Modern plant protection practices implemented in well-supported farms result in considerable yield gains. Unfortunately, such practices are not widely adopted and are still challenging to enact because farmers lack the required support and knowledge. Integrated pest management (IPM) is the approach of combining methods that work better together than separately. It allows diseases and pests to be controlled by managing the ecosystem, which results in long-term pest control that is less risky to farmers and the environment. IPM is an environmentally sound approach that has been shown to reduce pesticide use by 80% or more compared with conventional pest control approaches. With IPM, monitoring crops and correctly identifying pests demands well-trained experts. The decision to choose one treatment over another is based on a set of factors that include the identity of the pest, the number of crops affected, and the environment. If treatment is to be applied it should be scheduled to the timing that makes the most economical sense. Agrio is an artificial intelligence-based integrated pest management tool that helps to close the gap in farmer-received support. Agrio facilitates modern plant protection adaptation and is easy to use, affordable, and scalable. We simplify integrated pest management implementation by providing the following benefits to our users:

Easy method for scouting fields and sharing findings with coworkers

We offer a typing-free reporting system to provide accurate descriptions of pest and disease pressure in fields. The digital reports are automatically augmented with insights derived by our artificial intelligence algorithms. During the scouting process, location-based tasks are shared with coworkers to make the treatment procedure more efficient and precise.

Artificial intelligence-based integrated pest management tool for farming organizations

Addressing challenges in diagnosis for optimal treatment

Farmers and inspectors can find it challenging to identify the correct pathogens, as well as to decide the economical threshold that requires a treatment program. Our solution enables users to rely on well-trained artificial intelligence algorithms to identify problems with their crops and decide on treatment necessities. If treatment is deemed required, the options are numerous and there is no effective way to follow a protocol that is with the lowest environmental and economic risk.

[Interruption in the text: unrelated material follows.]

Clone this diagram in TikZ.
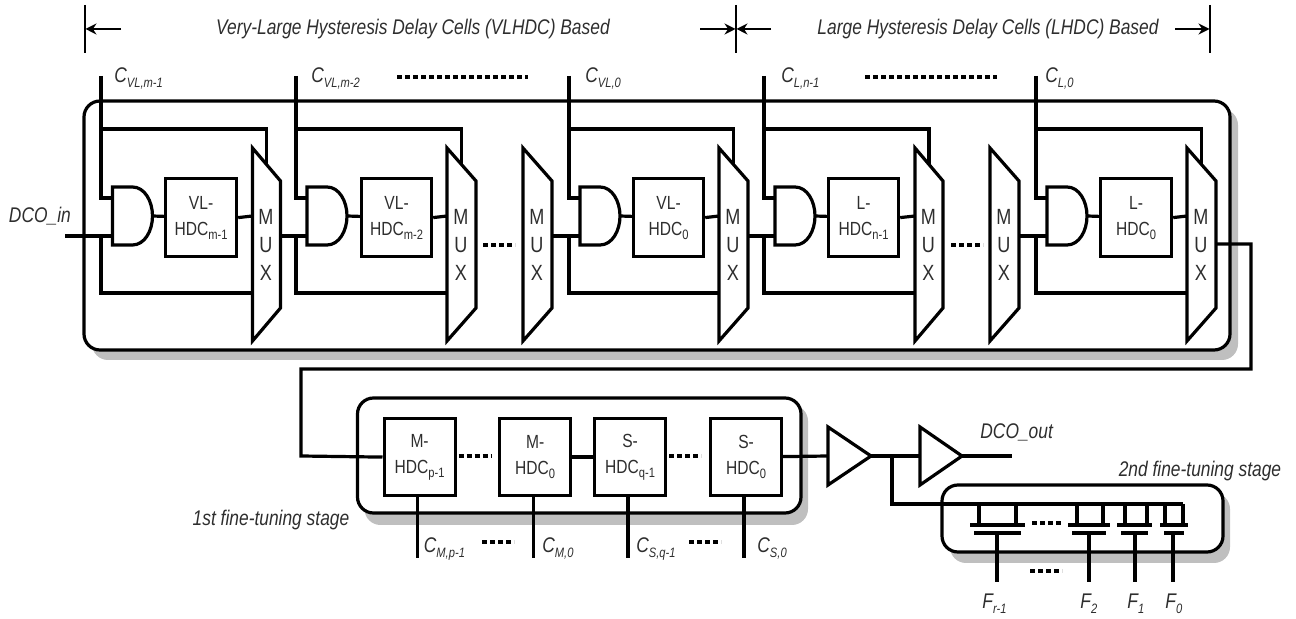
\documentclass[tikz,border=0pt]{standalone}
\usepackage{fontspec}
\setmainfont[FakeStretch=0.82]{Liberation Sans}
\usetikzlibrary{arrows.meta}
\definecolor{shadowgray}{gray}{0.75}
\definecolor{inkgray}{gray}{0.18}
\newcommand{\low}[1]{\raisebox{-0.4ex}{\fontsize{6.8}{7}\selectfont #1}}
\tikzset{
	wire/.style={line width=1.6pt,line join=miter},
	thinwire/.style={line width=0.7pt},
	rangetip/.style={thinwire,-{Stealth[length=5.5pt,width=5.5pt]}},
	dotline/.style={line width=1.7pt,dash pattern=on 2.6pt off 1.4pt},
	frame/.style={line width=1.6pt,fill=white,rounded corners=8pt},
	frameshadow/.style={fill=shadowgray,rounded corners=8pt},
	cellbox/.style={draw,line width=1.6pt,fill=white,inner sep=0pt,align=center,font=\fontsize{9.5}{13}\selectfont,text=inkgray},
	lbl/.style={font=\fontsize{10.6}{12}\selectfont\itshape,text=inkgray,inner sep=0pt},
	muxtext/.style={inner sep=0pt,align=center,font=\fontsize{11}{14.2}\selectfont,text=inkgray},
	pics/muxpic/.style={code={
		\draw[wire,fill=white] (0,0) -- (#1,33) -- (#1,160) -- (0,193) -- cycle;
		\coordinate (-sel) at (#1/2,16.5);
		\coordinate (-in) at (0,68);
		\coordinate (-low) at (0,145);
		\coordinate (-out) at (#1,88);
		\node[muxtext] (-text) at (#1/2-0.5,97) {M\\U\\X};
	}},
	pics/andpic/.style={code={
		\draw[wire,fill=white] (0,0) -- (20,0) .. controls (32,0) and (40,14) .. (40,29) .. controls (40,44) and (32,58) .. (20,58) -- (0,58) -- cycle;
		\coordinate (-a) at (0,11);
		\coordinate (-b) at (0,49);
		\coordinate (-y) at (40,29);
	}},
}
\begin{document}
\begin{tikzpicture}[x=0.5pt,y=-0.5pt]
	\useasboundingbox (0,0) rectangle (1296,619);
	% range marks on top
	\coordinate (marka) at (85,5);
	\coordinate (markb) at (736,5);
	\coordinate (markc) at (1210,5);
	\foreach \mk in {marka,markb,markc}
		\draw[thinwire] (\mk) -- ++(0,48);
	\draw[rangetip] (121,29) -- (85.5,29);
	\draw[rangetip] (700,29) -- (735.5,29);
	\draw[rangetip] (771,29) -- (736.5,29);
	\draw[rangetip] (1175,29) -- (1209.5,29);
	\node[lbl] (vltitle) at (413,29) {Very-Large Hysteresis Delay Cells (VLHDC) Based};
	\node[lbl] (ltitle) at (988,29) {Large Hysteresis Delay Cells (LHDC) Based};
	% main block
	\fill[frameshadow] (92,109) rectangle (1238,360);
	\draw[frame] (84,101) rectangle (1230,350);
	\foreach \cellid/\cx/\lx/\ax/\bl/\bw/\mx/\mw/\ctext/\btext in {%
		a/101/114/112.5/164/71/252.5/28/{C\low{VL,m-1}}/{VL-\\HDC\low{m-1}},
		b/296/311/307/360/70/447/29/{C\low{VL,m-2}}/{VL-\\HDC\low{m-2}},
		c/569/585/580/632/70/719/29/{C\low{VL,0}}/{VL-\\HDC\low{0}},
		d/764/781/775/827/70/915/28/{C\low{L,n-1}}/{L-\\HDC\low{n-1}},
		e/1036/1045/1047/1099/71/1187/29/{C\low{L,0}}/{L-\\HDC\low{0}}}{
		\coordinate (ctop\cellid) at (\cx,76);
		\node[lbl,anchor=base west] (clabel\cellid) at (\lx,83) {\ctext};
		\pic (and\cellid) at (\ax,187) {andpic};
		\node[cellbox,anchor=north west,minimum width=\bw*0.5pt,minimum height=39pt] (hdc\cellid) at (\bl,177) {\btext};
		\pic (mux\cellid) at (\mx,148) {muxpic=\mw};
		\draw[wire] (and\cellid-y) -- (hdc\cellid);
		\draw[wire] (hdc\cellid.east) -- (mux\cellid-in);
		\draw[wire] (ctop\cellid) |- (and\cellid-a);
		\draw[wire] (ctop\cellid |- 0,129) -| (mux\cellid-sel);
		\coordinate (tap\cellid) at (\cx,236);
		\draw[wire] (tap\cellid) |- (mux\cellid-low);
	}
	\pic (muxf) at (523,148) {muxpic=29};
	\pic (muxg) at (990,148) {muxpic=29};
	% chain through the cells
	\draw[wire] (muxa-out) -- (andb-b);
	\draw[wire] (muxf-out) -- (andc-b);
	\draw[wire] (muxc-out) -- (andd-b);
	\draw[wire] (muxg-out) -- (ande-b);
	\coordinate (dcoin) at (65,236);
	\draw[wire] (dcoin) -- (anda-b);
	\node[lbl,anchor=base west] (dcoinlabel) at (8.6,223) {DCO\_in};
	\draw[dotline] (483,245) -- (515,245);
	\draw[dotline] (951,245) -- (983,245);
	\draw[dotline] (397,77) -- (528,77);
	\draw[dotline] (865,77) -- (997,77);
	% first fine tuning stage
	\fill[frameshadow] (364.5,405) rectangle (808,525);
	\draw[frame] (357.5,398) rectangle (801,513);
	\foreach \cellid/\bl/\cl/\lx/\ctext/\btext in {%
		m/382.5/417.5/423.5/{C\low{M,p-1}}/{M-\\HDC\low{p-1}},
		n/498/533.5/542/{C\low{M,0}}/{M-\\HDC\low{0}},
		s/593/628/636/{C\low{S,q-1}}/{S-\\HDC\low{q-1}},
		t/709/744/757/{C\low{S,0}}/{S-\\HDC\low{0}}}{
		\node[cellbox,anchor=north west,minimum width=35.5pt,minimum height=38.5pt] (fine\cellid) at (\bl,417) {\btext};
		\coordinate (ctl\cellid) at (\cl,558);
		\draw[wire] (fine\cellid.south -| ctl\cellid) -- (ctl\cellid);
		\node[lbl,anchor=base west] (ctllabel\cellid) at (\lx,553) {\ctext};
	}
	\node[lbl] (firstlabel) at (271,520) {1st fine-tuning stage};
	\coordinate (muxeexit) at (1216,244);
	\coordinate (backtop) at (1251,369);
	\draw[wire] (muxeexit) -| (backtop) -| (301,456) -- (finem.west);
	\draw[wire] (finen) -- (fines);
	\draw[dotline] (458.5,456) -- (491,456);
	\draw[dotline] (669,456) -- (701,456);
	\draw[dotline] (482,542) -- (514,542);
	\draw[dotline] (689,542) -- (721,542);
	% buffers and output
	\draw[wire,fill=white] (828,427) -- (871,456) -- (828,485) -- cycle;
	\draw[wire,fill=white] (920,427) -- (962,456) -- (920,485) -- cycle;
	\coordinate (bufaout) at (871,456);
	\coordinate (bufain) at (828,456);
	\coordinate (bufbin) at (920,456);
	\coordinate (bufbout) at (962,456);
	\coordinate (dcoout) at (1012,456);
	\draw[wire] (finet) -- (bufain);
	\draw[wire] (bufaout) -- (bufbin);
	\draw[wire] (bufbout) -- (dcoout);
	\node[lbl,anchor=base west] (dcooutlabel) at (980,439) {DCO\_out};
	% second fine tuning stage
	\fill[frameshadow] (950,493) rectangle (1230,563);
	\draw[frame] (942,485) rectangle (1223,552);
	\node[lbl] (secondlabel) at (1200,471) {2nd fine-tuning stage};
	\coordinate (tapfet) at (892,456);
	\coordinate (fetrail) at (1183,504);
	\draw[wire] (tapfet) |- (fetrail);
	\foreach \fetid/\gx/\da/\db/\ba/\bb/\ftext/\fx in {%
		a/997/979/1016/970/1025/{F\low{r-1}}/982,
		b/1089/1077/1103/1068/1110/{F\low{2}}/1080,
		c/1135/1125/1147/1117/1152/{F\low{1}}/1127,
		d/1173/1165/1183/1160/1188/{F\low{0}}/1165}{
		\coordinate (fetbar\fetid) at (\gx,525);
		\draw[wire] (\da,504) -- (\da,525);
		\draw[wire] (\db,504) -- (\db,525);
		\draw[wire] (\ba,525) -- (\bb,525);
		\draw[wire] (\ba+4,533) -- (\bb-4,533);
		\coordinate (fetgate\fetid) at (\gx,533);
		\coordinate (fetpin\fetid) at (\gx,582);
		\draw[wire] (fetgate\fetid) -- (fetpin\fetid);
		\node[lbl,anchor=base west] (fetlabel\fetid) at (\fx,609) {\ftext};
	}
	\draw[dotline] (1032,523) -- (1062,523);
	\draw[dotline] (1030,571) -- (1062,571);
\end{tikzpicture}
\end{document}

Our decision support system enables farmers and inspectors to follow a consistent scientific regime that optimizes the pest management process.

Predicting problems early

Timing is crucial when it comes to protecting crops and an effective IPM program could benefit from farmers knowing what to expect before it infects their fields. Prevention is most often the best treatment option. In more extreme epidemics, organizations are left unprepared when a pest or a disease invades a new territory. Agrio monitors global spread and provides users with pest and disease alerts that allow them to minimize surprises during growing seasons.

Supervising large-scale operations

IPM programs take into account numerous observations made by inspectors. By deploying their observations in real-time, and facilitating communication between coworkers, our solution considerably reduces the management resources that are required to brief inspectors, coordinate plant protection operations, and monitor the progress of outbreaks.

We developed Workgroup in order to help farming groups overcome the above challenges. Workgroup is an artificial intelligence-based integrated pest management tool for farming organizations; it is an internal operations tool for managing large-scale crop protection endeavors.  Workgroup is customizable and buildable; the protocols and agriculture inputs can be predetermined and displayed to users within their secure channel. Organized data from the Workgroup is displayed in a dashboard for the luxury of crop protection supervision from the office or home. The dashboard arranges information for supervisors who want more thorough management of the crop protection activities within their organizations. Workgroup allows farming organizations to manage plant protection activities on a large scale.